I was almost in tears when I received the email! I couldn’t believe that my haiku was selected among all the numerous entries. I can’t count the times I had wished my name would be there on the very top of the list. I’ve always thought it was difficult to create a refreshing haiku after so many wonderful cherry blossom haiku had been written. And then suddenly, my haiku as the best in United States category? I was so thrilled that I couldn’t wait to share the good news to my friends and family.

Do you have favourite books or websites relating to haiku that others might benefit from in order to learn haiku as a literary art and to share one’s haiku?

I started learning from Jane Reichhold’s online teaching guide, “Bare Bones School of Haiku,” and her book entitled Writing and Enjoying Haiku: A Hands-on Guide. But what really honed my haiku writing skills was the generous early mentorship of Michael Dylan Welch. His warm community group on Facebook, NaHaiWriMo (short for National Haiku Writing Month), has been a place to go back home to whenever I need a jumpstart, a refresher, or a place to share and give support. In addition, his website, Graceguts.com, has provided a wealth of information and guidance to keep me right on track. Other than learning and being inspired from others people’s work published online or in printed journals, I also attended the Seabeck Haiku Getaway near Seattle, Washington. It gifted me an opportunity to not only finally meet some of my online poet friends and to create new friendships, but to immerse myself in fun and interactive workshops.

Please tell us more about yourself.

Migrating to the United States from the Philippines has given me the luxury to fully tap and nurture my creative side. Children’s story writing, poetry, photography, video-making, arts and crafts, and ukulele playing are my main interests. I have published eight children’s books and one poetry book. I’m also the founding editor of Frameless Sky, a video poetry journal that showcases poets, artists, and musicians in collaborative projects. I’ll be visiting the Philippines and traveling to South Korea next year. I’m hoping that revisiting old places and creating new travel adventures will fuel a wellspring of haiku and tanka inspirations.

How does where you live and what you enjoy doing affect the way you write haiku?

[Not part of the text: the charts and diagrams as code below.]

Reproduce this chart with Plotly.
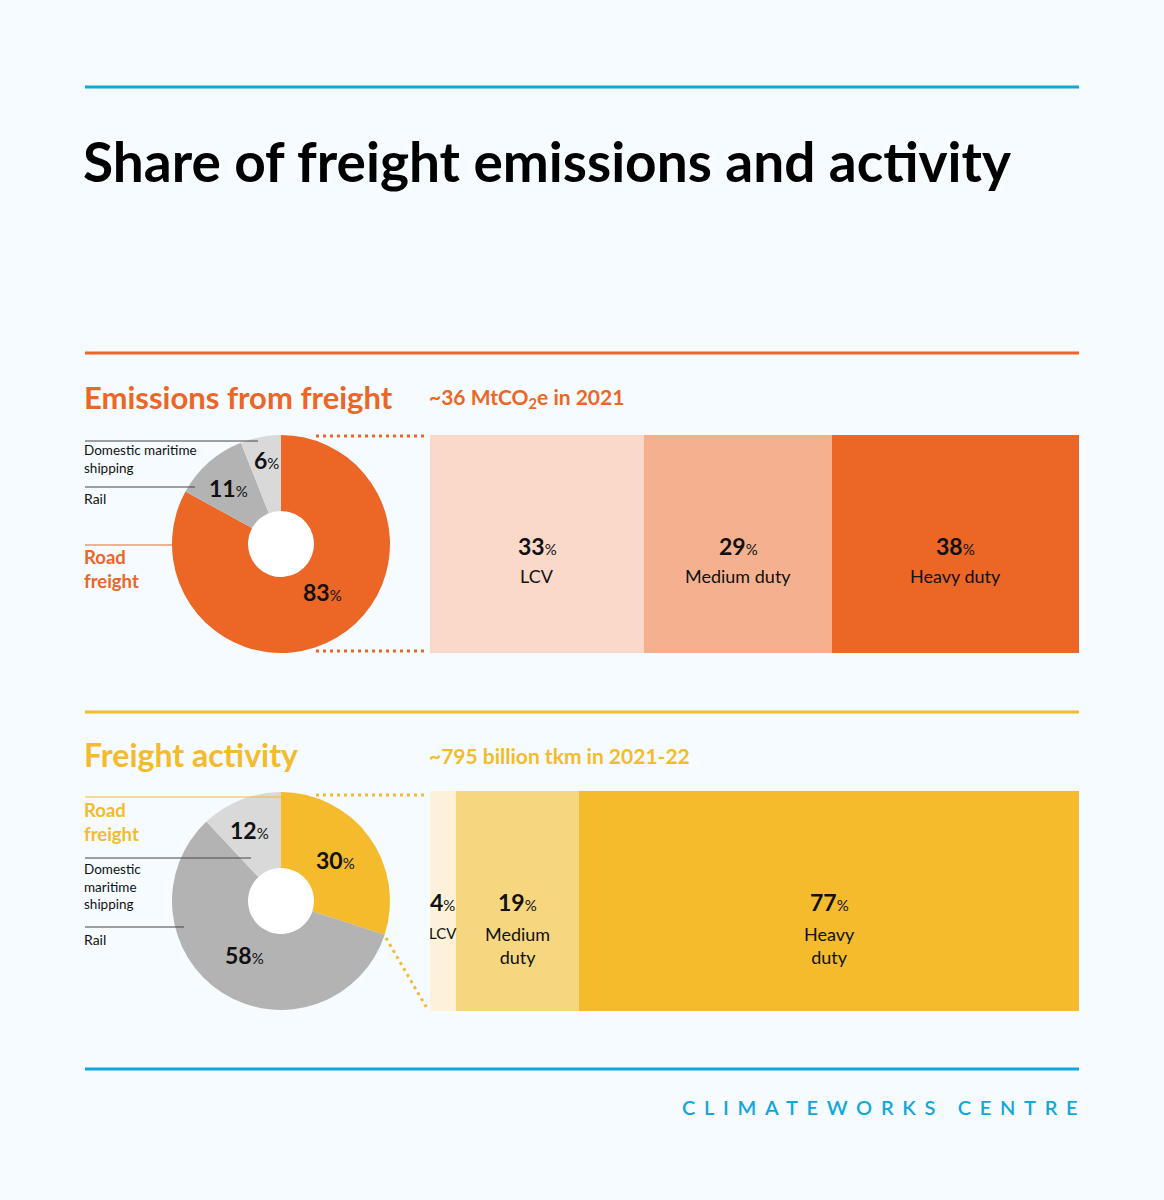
import plotly.graph_objects as go

# ---------------- data ----------------
emis_modes = ["Road freight", "Rail", "Domestic maritime shipping"]
emis_mode_share = [83, 11, 6]
emis_road_cats = ["LCV", "Medium duty", "Heavy duty"]
emis_road_share = [33, 29, 38]

act_modes = ["Road freight", "Rail", "Domestic maritime shipping"]
act_mode_share = [30, 58, 12]
act_road_cats = ["LCV", "Medium<br>duty", "Heavy<br>duty"]
act_road_share = [4, 19, 77]

title_text = "Share of freight emissions and activity"
emis_heading = "Emissions from freight"
emis_total = "~36 MtCO<sub>2</sub>e in 2021"
act_heading = "Freight activity"
act_total = "~795 billion tkm in 2021-22"
brand = "CLIMATEWORKS CENTRE"

# ---------------- style ----------------
W, H = 1164, 1200
BG = "#f5fbfe"
ORANGE = "#ec6625"
PEACH = "#fad9ca"
PEACH_MID = "#f5b18f"
YELLOW = "#f4bb2c"
YELLOW_MID = "#f7d680"
CREAM = "#fdf1d9"
GREY = "#b3b3b3"
LGREY = "#d9d9d9"
BLUE = "#12a7d9"
FONT = "Lato"

def X(px):
    return px / W

def Y(py):
    return 1 - py / H

fig = go.Figure()

# ---------------- pies ----------------
R = 109
HOLE = 33
pie_specs = [
    (emis_modes, emis_mode_share, [ORANGE, GREY, LGREY], 281, 544),
    (act_modes, act_mode_share, [YELLOW, GREY, LGREY], 281, 901),
]
shapes = []
for labels, vals, cols, cx, cy in pie_specs:
    fig.add_trace(go.Pie(
        labels=labels, values=vals, sort=False, direction="clockwise", rotation=0,
        hole=HOLE / R, marker=dict(colors=cols, line=dict(width=0)),
        textinfo="none", hoverinfo="label+percent", showlegend=False,
        domain=dict(x=[X(cx - R), X(cx + R)], y=[Y(cy + R), Y(cy - R)]),
    ))
    shapes.append(dict(type="circle", xref="paper", yref="paper", layer="below",
                       x0=X(cx - HOLE), x1=X(cx + HOLE), y0=Y(cy + HOLE), y1=Y(cy - HOLE),
                       fillcolor="#ffffff", line=dict(width=0)))

# ---------------- bars ----------------
bar_specs = [
    ("x", "y", emis_road_cats, emis_road_share, [PEACH, PEACH_MID, ORANGE]),
    ("x2", "y2", act_road_cats, act_road_share, [CREAM, YELLOW_MID, YELLOW]),
]
for xa, ya, cats, vals, cols in bar_specs:
    for c, v, col in zip(cats, vals, cols):
        fig.add_trace(go.Bar(
            x=[v], y=[0], orientation="h", name=c.replace("<br>", " "),
            marker=dict(color=col, line=dict(width=0)), width=1,
            xaxis=xa, yaxis=ya, showlegend=False, hoverinfo="name+x",
        ))

annotations = []

def txt(x, y, text, size, color="#111111", weight=400, xanchor="left", yanchor="middle",
        xref="paper", align="left"):
    annotations.append(dict(x=x, y=y, xref=xref, yref="paper", text=text, showarrow=False,
                            xanchor=xanchor, yanchor=yanchor, align=align,
                            font=dict(family=FONT, size=size, color=color, weight=weight)))

def pct(v, psize=15):
    return f"<b>{v}</b><span style='font-size:{psize}px'>%</span>"

# bar labels (x in data units, through the axis scale)
bar_label_y = [(546, 576), (902, None)]
for (xa, ya, cats, vals, cols), (ny, ly) in zip(bar_specs, bar_label_y):
    cum = 0
    for c, v in zip(cats, vals):
        mid = cum + v / 2
        cum += v
        annotations.append(dict(x=mid, y=Y(ny), xref=xa, yref="paper", text=pct(v),
                                showarrow=False, xanchor="center", yanchor="middle",
                                font=dict(family=FONT, size=23, color="#111111")))
        if ly is not None:
            yy, sz = ly, 18
        elif "<br>" in c:
            yy, sz = 945, 18
        else:
            yy, sz = 933, 15
        annotations.append(dict(x=mid, y=Y(yy), xref=xa, yref="paper", text=c,
                                showarrow=False, xanchor="center", yanchor="middle",
                                font=dict(family=FONT, size=sz, color="#111111")))

# pie value labels
pie_label_pos = [
    [(322, 592), (228, 488), (266, 460)],
    [(336, 860), (244, 955), (249, 830)],
]
for (labels, vals, cols, cx, cy), poss in zip(pie_specs, pie_label_pos):
    for v, (px, py) in zip(vals, poss):
        txt(X(px), Y(py), pct(v), 23, xanchor="center")

# ---------------- titles & texts ----------------
txt(X(81), Y(161), f"<b>{title_text}</b>", 55, color="#000000", weight=700)
txt(X(82), Y(397), emis_heading, 31, color=ORANGE, weight=700)
txt(X(427), Y(398), emis_total, 21, color=ORANGE, weight=700)
txt(X(82), Y(754), act_heading, 32, color=YELLOW, weight=700)
txt(X(427), Y(755), act_total, 21, color=YELLOW, weight=700)
txt(X(1088), Y(1107), f"<span style='letter-spacing:8.7px'>{brand}</span>", 20,
    color=BLUE, weight=600, xanchor="right")

# pie side labels
txt(X(82), Y(459), "Domestic maritime<br>shipping", 13.5)
txt(X(82), Y(499), "Rail", 14)
txt(X(82), Y(569), "Road<br>freight", 18.5, color=ORANGE, weight=700)
txt(X(82), Y(822), "Road<br>freight", 18.5, color=YELLOW, weight=700)
txt(X(82), Y(886), "Domestic<br>maritime<br>shipping", 13.5)
txt(X(82), Y(939), "Rail", 14)

# ---------------- rules and connector lines ----------------
def hline(x0, x1, y, color, width):
    shapes.append(dict(type="line", xref="paper", yref="paper", x0=X(x0), x1=X(x1),
                       y0=Y(y), y1=Y(y), line=dict(color=color, width=width)))

hline(85, 1079, 87, BLUE, 3)
hline(85, 1079, 353, ORANGE, 3)
hline(85, 1079, 712, YELLOW, 3)
hline(85, 1079, 1069, BLUE, 3)

hline(85, 258, 441, "#444444", 1)
hline(85, 195, 487, "#444444", 1)
hline(85, 177, 545, ORANGE, 1.2)
hline(85, 290, 797, YELLOW, 1.2)
hline(85, 251, 858, "#444444", 1)
hline(85, 184, 927, "#444444", 1)

def dotted(x0, y0, x1, y1, color):
    shapes.append(dict(type="line", xref="paper", yref="paper", x0=X(x0), x1=X(x1),
                       y0=Y(y0), y1=Y(y1), line=dict(color=color, width=3, dash="3px,4px")))

dotted(316, 436, 428, 436, ORANGE)
dotted(316, 651, 428, 651, ORANGE)
dotted(316, 795, 428, 795, YELLOW)
dotted(386, 938, 428, 1010, YELLOW)

# ---------------- layout ----------------
bar_x_dom = [X(430), X(1079)]
fig.update_layout(
    width=W, height=H, margin=dict(l=0, r=0, t=0, b=0),
    paper_bgcolor=BG, plot_bgcolor="rgba(0,0,0,0)",
    barmode="stack", bargap=0,
    xaxis=dict(domain=bar_x_dom, range=[0, 100], visible=False, fixedrange=True),
    yaxis=dict(domain=[Y(653), Y(435)], range=[-0.5, 0.5], visible=False, fixedrange=True),
    xaxis2=dict(domain=bar_x_dom, range=[0, 100], visible=False, fixedrange=True,
                anchor="y2"),
    yaxis2=dict(domain=[Y(1011), Y(791)], range=[-0.5, 0.5], visible=False,
                fixedrange=True, anchor="x2"),
    shapes=shapes, annotations=annotations,
    font=dict(family=FONT),
)

fig.write_html(
    "out.html",
    config={"displayModeBar": False},
    post_script="document.body.style.margin='0';document.body.style.background='" + BG + "';",
)
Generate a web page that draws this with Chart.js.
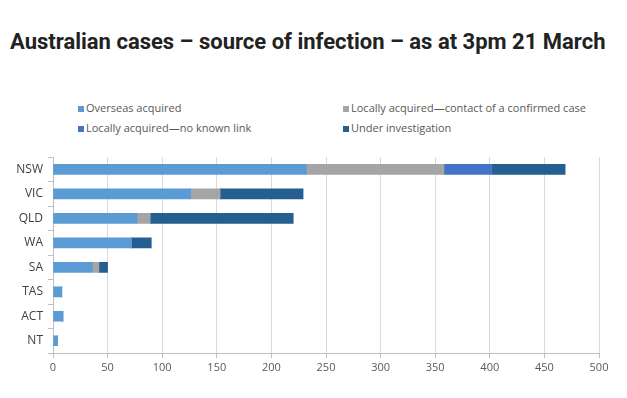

I believe that having lived in two totally different places has made my life richer and has given me more experiences and inspirations to write haiku. In the Philippines, I grew up where there are only two seasons—the dry and wet seasons. In Sacramento, California, where I have lived more than fifteen years, there are four seasons that have given me a bigger view of the world around me. I love nature walks, seeing new places, taking pictures. Whether it’s just sniffing the scent of sampaguita (a sweet-smelling tropical flower) or hearing a typhoon lash with strong winds and heavy rains in the Philippines, dipping my toes along the shores of Waikiki, feeling the scorching heat in Sacramento, or tasting a snowflake at Lake Tahoe, there’s always a haiku waiting to be written.